Schwartz followed Jenkins up to the AD’s office, tried to arrange himself in a tiny cloth-covered chair. If big men ran the world, as was often supposed, you’d think they could get the furniture right.

“Nationals.”
Jenkins shook his head in wonderment. “How’s it feel?”

“It’ll feel pretty good if we win.”

Jenkins smiled. “Win or lose, it’s been a heck of a year. Especially for you. Conference champs in football. A regional title in baseball. Academic all-conference. School record for home runs.”

Schwartz looked at his watch. He wasn’t in the mood for a Mike Schwartz retrospective.

“Westish sports are having an unprecedented amount of success across the board, Mike, and that’s mostly your doing. Coach Cox’s been here for thirteen years, Coach Foster for ten. Somehow I don’t think they suddenly turned into geniuses four years ago. And I can’t say I’m getting a heck of a lot smarter either. You’ve changed the culture of this entire program.”

“What’s your point, Duane?” Schwartz liked Jenkins, he’d always liked Jenkins, because even though Jenkins didn’t know what he was doing, he tended not to bullshit. But this sounded suspiciously like bullshit.

Jenkins smiled sheepishly. “Sorry. I was trying to lead into this slowly, but I should know better by now, with you.

“I don’t know if you’ve locked in any plans for next year, but I’ve been authorized to offer you a job.”

Schwartz’s back spasmed, just above his ass. He squeezed the arms of the too-small chair and lifted himself a few inches off the cloth, grimacing.

“Assistant football coach, assistant baseball coach, and assistant athletic director in charge of recruiting and raising funds. Basically you’d be doing what you’ve been doing for the past four years. Except instead of paying for the privilege, you’d be getting paid.” Jenkins opened a folder on his desk, took out a sheet of paper covered in tiny type, and handed it to Schwartz. Circled in ink, halfway down the page, was a number.

Schwartz had spent enough time trying to finagle money for the football and baseball programs that he knew the AD’s budget down to the dollar. “You can’t afford this.”

Jenkins smiled, shrugged. “It’s authorized.”

It wasn’t graduate-of-Yale-Law money, it wasn’t first-round-draft-pick money, but it was okay. Surprisingly okay. A person could pay his rent, his Visa bill. He could even, before too long, put down a payment on a car that could hold a quart of oil, get the Buddha off his back about his carbon footprint.
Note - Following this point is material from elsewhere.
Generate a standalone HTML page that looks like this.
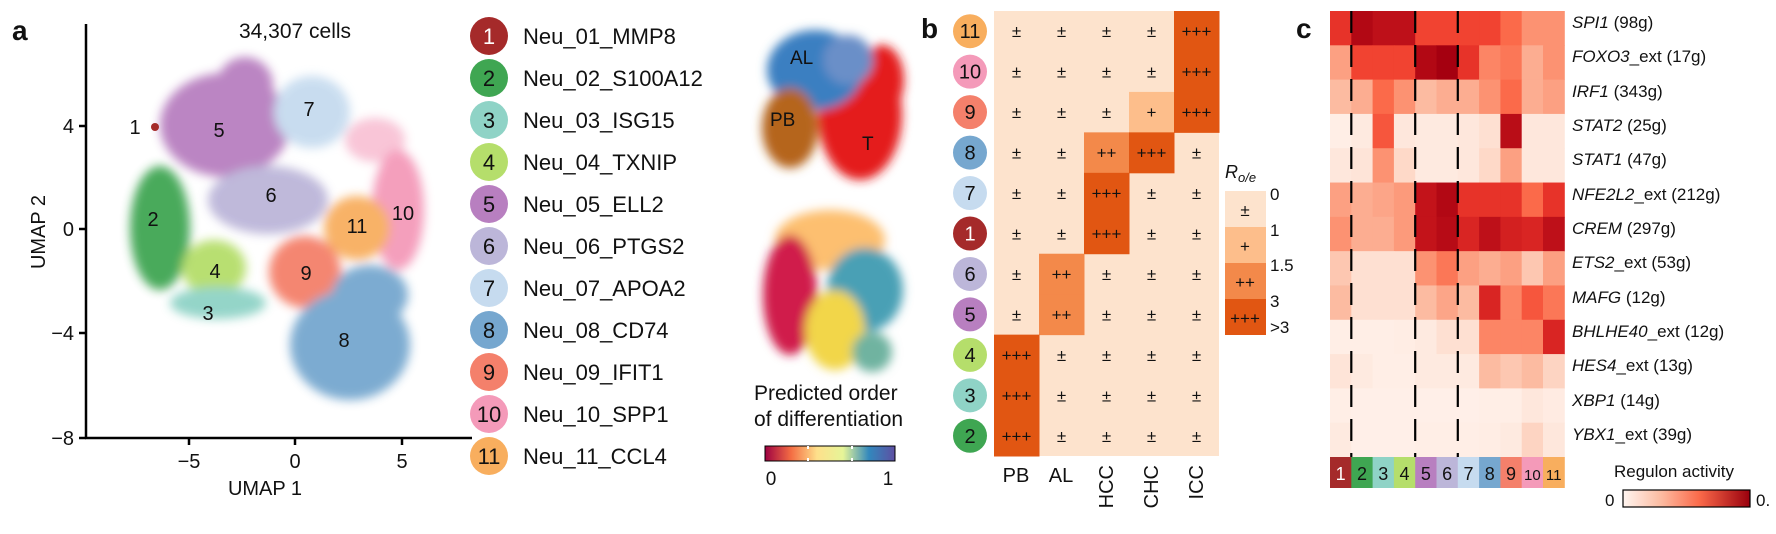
<!DOCTYPE html>
<html><head><meta charset="utf-8"><style>
body{margin:0;width:1776px;height:534px;background:#fff;overflow:hidden;font-family:"Liberation Sans",Arial,sans-serif;}
svg{position:absolute;left:0;top:0}
text{font-family:"Liberation Sans",Arial,sans-serif;fill:#111}
</style></head><body>
<svg width="1776" height="534" viewBox="0 0 1776 534" xmlns="http://www.w3.org/2000/svg">
<defs>
<filter id="bl" x="-30%" y="-30%" width="160%" height="160%"><feGaussianBlur stdDeviation="5"/></filter>
<filter id="bl2" x="-30%" y="-30%" width="160%" height="160%"><feGaussianBlur stdDeviation="5"/></filter>
<linearGradient id="spec" x1="0" x2="1" y1="0" y2="0">
<stop offset="0" stop-color="#9e0142"/><stop offset="0.2" stop-color="#f46d43"/><stop offset="0.4" stop-color="#fee08b"/><stop offset="0.6" stop-color="#e6f598"/><stop offset="0.8" stop-color="#3288bd"/><stop offset="1" stop-color="#5e4fa2"/></linearGradient>
<linearGradient id="reds" x1="0" x2="1" y1="0" y2="0">
<stop offset="0" stop-color="#fff5f0"/><stop offset="0.3" stop-color="#fcbba1"/><stop offset="0.6" stop-color="#fb6a4a"/><stop offset="1" stop-color="#99000d"/></linearGradient>
</defs>

<!-- Panel a -->
<text x="12" y="40" font-size="28" font-weight="bold">a</text>
<text x="295" y="38" font-size="21" text-anchor="middle">34,307 cells</text>
<g filter="url(#bl)" opacity="0.95">
<ellipse cx="375" cy="140" rx="30" ry="22" fill="#f49ab9" opacity="0.6"/>
<ellipse cx="225" cy="125" rx="65" ry="52" fill="#b87fc0"/>
<ellipse cx="245" cy="85" rx="28" ry="28" fill="#b87fc0"/>
<ellipse cx="312" cy="112" rx="38" ry="36" fill="#c6dbef"/>
<ellipse cx="160" cy="228" rx="30" ry="62" fill="#3fa652"/>
<ellipse cx="214" cy="268" rx="32" ry="28" fill="#b5de6b"/>
<ellipse cx="218" cy="303" rx="48" ry="16" fill="#8fd3c6"/>
<ellipse cx="268" cy="200" rx="60" ry="34" fill="#bcb6d9"/>
<ellipse cx="398" cy="210" rx="26" ry="60" fill="#f49ab9"/>
<ellipse cx="357" cy="228" rx="33" ry="32" fill="#f8ae5e"/>
<ellipse cx="305" cy="272" rx="36" ry="36" fill="#f4806b"/>
<ellipse cx="350" cy="345" rx="60" ry="55" fill="#76a7cf"/>
<ellipse cx="370" cy="295" rx="38" ry="30" fill="#76a7cf"/>
</g>
<circle cx="155" cy="127" r="4" fill="#a52a2a"/>
<g font-size="20">
<text x="135" y="134" text-anchor="middle">1</text>
<text x="153" y="226" text-anchor="middle">2</text>
<text x="208" y="320" text-anchor="middle">3</text>
<text x="215" y="278" text-anchor="middle">4</text>
<text x="219" y="137" text-anchor="middle">5</text>
<text x="271" y="202" text-anchor="middle">6</text>
<text x="309" y="116" text-anchor="middle">7</text>
<text x="344" y="347" text-anchor="middle">8</text>
<text x="306" y="280" text-anchor="middle">9</text>
<text x="403" y="220" text-anchor="middle">10</text>
<text x="357" y="233" text-anchor="middle">11</text>
</g>
<g stroke="#000" stroke-width="2.5">
<line x1="86" y1="24" x2="86" y2="439"/>
<line x1="85" y1="438" x2="472" y2="438"/>
<line x1="79" y1="126" x2="86" y2="126"/><line x1="79" y1="229" x2="86" y2="229"/><line x1="79" y1="333" x2="86" y2="333"/><line x1="79" y1="438" x2="86" y2="438"/>
<line x1="189" y1="438" x2="189" y2="445"/><line x1="295" y1="438" x2="295" y2="445"/><line x1="402" y1="438" x2="402" y2="445"/>
</g>
<g font-size="20">
<text x="74" y="133" text-anchor="end">4</text>
<text x="74" y="236" text-anchor="end">0</text>
<text x="74" y="340" text-anchor="end">−4</text>
<text x="74" y="445" text-anchor="end">−8</text>
<text x="189" y="468" text-anchor="middle">−5</text>
<text x="295" y="468" text-anchor="middle">0</text>
<text x="402" y="468" text-anchor="middle">5</text>
<text x="265" y="495" text-anchor="middle">UMAP 1</text>
<text transform="translate(45,232) rotate(-90)" text-anchor="middle">UMAP 2</text>
</g>

<!-- Legend -->
<g font-size="22">
<circle cx="489" cy="36" r="19" fill="#a52a2a"/><text x="489" y="44" text-anchor="middle" style="fill:#fff">1</text><text x="523" y="44">Neu_01_MMP8</text>
<circle cx="489" cy="78" r="19" fill="#3fa652"/><text x="489" y="86" text-anchor="middle">2</text><text x="523" y="86">Neu_02_S100A12</text>
<circle cx="489" cy="120" r="19" fill="#8fd3c6"/><text x="489" y="128" text-anchor="middle">3</text><text x="523" y="128">Neu_03_ISG15</text>
<circle cx="489" cy="162" r="19" fill="#b5de6b"/><text x="489" y="170" text-anchor="middle">4</text><text x="523" y="170">Neu_04_TXNIP</text>
<circle cx="489" cy="204" r="19" fill="#b87fc0"/><text x="489" y="212" text-anchor="middle">5</text><text x="523" y="212">Neu_05_ELL2</text>
<circle cx="489" cy="246" r="19" fill="#bcb6d9"/><text x="489" y="254" text-anchor="middle">6</text><text x="523" y="254">Neu_06_PTGS2</text>
<circle cx="489" cy="288" r="19" fill="#c6dbef"/><text x="489" y="296" text-anchor="middle">7</text><text x="523" y="296">Neu_07_APOA2</text>
<circle cx="489" cy="330" r="19" fill="#76a7cf"/><text x="489" y="338" text-anchor="middle">8</text><text x="523" y="338">Neu_08_CD74</text>
<circle cx="489" cy="372" r="19" fill="#f4806b"/><text x="489" y="380" text-anchor="middle">9</text><text x="523" y="380">Neu_09_IFIT1</text>
<circle cx="489" cy="414" r="19" fill="#f49ab9"/><text x="489" y="422" text-anchor="middle">10</text><text x="523" y="422">Neu_10_SPP1</text>
<circle cx="489" cy="456" r="19" fill="#f8ae5e"/><text x="489" y="464" text-anchor="middle">11</text><text x="523" y="464">Neu_11_CCL4</text>
</g>

<!-- small UMAPs -->
<g filter="url(#bl2)">
<ellipse cx="860" cy="115" rx="42" ry="65" fill="#e41a1c"/>
<ellipse cx="882" cy="80" rx="22" ry="35" fill="#e41a1c"/>
<ellipse cx="815" cy="70" rx="48" ry="40" fill="#3a7fc1"/>
<ellipse cx="848" cy="60" rx="25" ry="25" fill="#6a8fc8"/>
<ellipse cx="790" cy="128" rx="28" ry="40" fill="#b5651d"/>
<ellipse cx="830" cy="240" rx="55" ry="30" fill="#fdbf6f"/>
<ellipse cx="790" cy="295" rx="27" ry="60" fill="#d01c4b"/>
<ellipse cx="865" cy="290" rx="38" ry="42" fill="#4aa0b5"/>
<ellipse cx="835" cy="330" rx="30" ry="40" fill="#f2d64a"/>
<ellipse cx="872" cy="352" rx="20" ry="20" fill="#6fb3a0"/>
</g>
<text x="790" y="64" font-size="19">AL</text>
<text x="770" y="126" font-size="19">PB</text>
<text x="862" y="150" font-size="19">T</text>
<text x="754" y="400" font-size="21">Predicted order</text>
<text x="754" y="426" font-size="21">of differentiation</text>
<rect x="765" y="446" width="130" height="15" fill="url(#spec)" stroke="#000" stroke-width="1"/>
<line x1="808" y1="446" x2="808" y2="461" stroke="#fff" stroke-width="2" stroke-dasharray="3 9"/>
<line x1="852" y1="446" x2="852" y2="461" stroke="#fff" stroke-width="2" stroke-dasharray="3 9"/>
<text x="771" y="485" font-size="19" text-anchor="middle">0</text>
<text x="888" y="485" font-size="19" text-anchor="middle">1</text>

<!-- Panel b -->
<text x="921" y="38" font-size="28" font-weight="bold">b</text>
<rect x="994" y="11" width="225" height="445" fill="#fde3cd"/>
<g id="bcells"></g>
<g id="bcirc" font-size="20"></g>
<g font-size="20">
<text x="1016" y="482" text-anchor="middle">PB</text>
<text x="1061" y="482" text-anchor="middle">AL</text>
<text transform="translate(1113,465) rotate(-90)" text-anchor="end">HCC</text>
<text transform="translate(1158,465) rotate(-90)" text-anchor="end">CHC</text>
<text transform="translate(1203,465) rotate(-90)" text-anchor="end">ICC</text>
</g>
<text x="1225" y="178" font-size="18" font-style="italic">R<tspan font-size="13" dy="4">o/e</tspan></text>
<rect x="1225" y="191" width="41" height="36" fill="#fde3cd"/>
<rect x="1225" y="227" width="41" height="36" fill="#fdbe8b"/>
<rect x="1225" y="263" width="41" height="36" fill="#f3894a"/>
<rect x="1225" y="299" width="41" height="36" fill="#e15612"/>
<g font-size="17" text-anchor="middle"><text x="1245" y="216">±</text><text x="1245" y="252">+</text><text x="1245" y="288">++</text><text x="1245" y="324">+++</text></g>
<g font-size="17"><text x="1270" y="200">0</text><text x="1270" y="236">1</text><text x="1270" y="271">1.5</text><text x="1270" y="307">3</text><text x="1270" y="333">&gt;3</text></g>

<!-- Panel c -->
<text x="1296" y="38" font-size="28" font-weight="bold">c</text>
<g id="ccells"></g>
<g id="cdash" stroke="#000" stroke-width="2.2" stroke-dasharray="22 12"></g>
<g id="cstrip" font-size="18"></g>
<g font-size="17">
<text x="1572" y="28"><tspan font-style="italic">SPI1</tspan> (98g)</text>
<text x="1572" y="62"><tspan font-style="italic">FOXO3</tspan>_ext (17g)</text>
<text x="1572" y="97"><tspan font-style="italic">IRF1</tspan> (343g)</text>
<text x="1572" y="131"><tspan font-style="italic">STAT2</tspan> (25g)</text>
<text x="1572" y="165"><tspan font-style="italic">STAT1</tspan> (47g)</text>
<text x="1572" y="200"><tspan font-style="italic">NFE2L2</tspan>_ext (212g)</text>
<text x="1572" y="234"><tspan font-style="italic">CREM</tspan> (297g)</text>
<text x="1572" y="268"><tspan font-style="italic">ETS2</tspan>_ext (53g)</text>
<text x="1572" y="303"><tspan font-style="italic">MAFG</tspan> (12g)</text>
<text x="1572" y="337"><tspan font-style="italic">BHLHE40</tspan>_ext (12g)</text>
<text x="1572" y="371"><tspan font-style="italic">HES4</tspan>_ext (13g)</text>
<text x="1572" y="406"><tspan font-style="italic">XBP1</tspan> (14g)</text>
<text x="1572" y="440"><tspan font-style="italic">YBX1</tspan>_ext (39g)</text>
<text x="1614" y="477">Regulon activity</text>
<text x="1605" y="506">0</text>
<text x="1756" y="506">0.</text>
</g>
<rect x="1623" y="490" width="127" height="17" fill="url(#reds)" stroke="#000" stroke-width="1.2"/>
</svg>
<script>
var NS="http://www.w3.org/2000/svg";
function el(p,t,a,txt){var e=document.createElementNS(NS,t);for(var k in a)e.setAttribute(k,a[k]);if(txt!=null)e.textContent=txt;p.appendChild(e);return e;}
var bc=document.getElementById('bcells'),bci=document.getElementById('bcirc');
var rows=[[11,'#f8ae5e',[0,0,0,0,3]],[10,'#f49ab9',[0,0,0,0,3]],[9,'#f4806b',[0,0,0,1,3]],[8,'#76a7cf',[0,0,2,3,0]],[7,'#c6dbef',[0,0,3,0,0]],[1,'#a52a2a',[0,0,3,0,0]],[6,'#bcb6d9',[0,2,0,0,0]],[5,'#b87fc0',[0,2,0,0,0]],[4,'#b5de6b',[3,0,0,0,0]],[3,'#8fd3c6',[3,0,0,0,0]],[2,'#3fa652',[3,0,0,0,0]]];
var bcol=['#fde3cd','#fdbe8b','#f3894a','#e15612'],bsym=['±','+','++','+++'];
var rh=445/11;
rows.forEach(function(r,i){var y=11+i*rh;
 el(bci,'circle',{cx:970,cy:y+rh/2,r:17,fill:r[1]});
 var t=el(bci,'text',{x:970,y:y+rh/2+7,'text-anchor':'middle'},String(r[0]));if(r[0]==1)t.setAttribute('style','fill:#fff');
 r[2].forEach(function(v,j){var x=994+j*45;
  if(v>0)el(bc,'rect',{x:x,y:y,width:45.5,height:rh+0.5,fill:bcol[v]});
  el(bc,'text',{x:x+22.5,y:y+rh/2+6,'text-anchor':'middle','font-size':17},bsym[v]);});
});
var V=[[.75,.95,.9,.9,.7,.7,.7,.7,.6,.45,.45],[.4,.7,.7,.7,.95,1,.75,.5,.55,.35,.45],[.3,.35,.6,.45,.3,.35,.35,.45,.6,.35,.4],[.05,.08,.65,.1,.08,.08,.1,.15,.92,.1,.1],[.1,.12,.45,.18,.08,.08,.1,.18,.4,.1,.1],[.4,.35,.38,.42,.88,.95,.75,.75,.75,.6,.75],[.45,.35,.35,.42,.88,.93,.8,.9,.82,.8,.9],[.25,.15,.15,.15,.45,.55,.4,.35,.4,.25,.4],[.3,.15,.15,.15,.3,.38,.3,.8,.5,.65,.55],[.05,.05,.05,.06,.08,.15,.15,.5,.5,.5,.8],[.12,.08,.05,.05,.08,.08,.08,.3,.25,.3,.2],[.05,.04,.04,.04,.04,.04,.04,.05,.05,.1,.07],[.08,.04,.04,.04,.05,.05,.05,.06,.08,.2,.1]];
var stops=[[0,[255,245,240]],[.15,[254,224,210]],[.3,[252,187,161]],[.45,[252,146,114]],[.6,[251,106,74]],[.72,[239,59,44]],[.85,[203,24,29]],[1,[165,0,16]]];
function red(v){for(var i=1;i<stops.length;i++){if(v<=stops[i][0]){var a=stops[i-1],b=stops[i],t=(v-a[0])/(b[0]-a[0]);return 'rgb('+a[1].map(function(c,k){return Math.round(c+(b[1][k]-c)*t)}).join(',')+')';}}return 'rgb(165,0,16)';}
var cc=document.getElementById('ccells'),cw=21.3,ch=(457-11)/13;
V.forEach(function(r,i){r.forEach(function(v,j){el(cc,'rect',{x:1330+j*cw,y:11+i*ch,width:cw+0.5,height:ch+0.5,fill:red(v)});});});
var cd=document.getElementById('cdash');
[1,4,6].forEach(function(k){var x=1330+k*cw;el(cd,'line',{x1:x,y1:11,x2:x,y2:457});});
var cs=document.getElementById('cstrip');
var sc=['#a52a2a','#3fa652','#8fd3c6','#b5de6b','#b87fc0','#bcb6d9','#c6dbef','#76a7cf','#f4806b','#f49ab9','#f8ae5e'];
sc.forEach(function(c,j){var x=1330+j*cw;el(cs,'rect',{x:x,y:457,width:cw+0.5,height:31,fill:c});
 var t=el(cs,'text',{x:x+cw/2,y:480,'text-anchor':'middle'},String(j+1));if(j==0)t.setAttribute('style','fill:#fff');if(j>=9)t.setAttribute('font-size','15');});
</script>
</body></html>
“The funding’s locked in for three years minimum,” Jenkins was saying. “But if you wanted to leave sooner, to go back to school or to do whatever, you’d be free to do so. I’d say however many years we could keep you around, whether one or three or thirty, would be a blessing for us.”

Schwartz wondered where he’d gotten the money. Jenkins wasn’t the kind of mover-shaker who could drum up funds where there weren’t any. That was why he was the athletic director of a school that had always taken pride in the mediocrity of its athletics: he wasn’t a mover-shaker.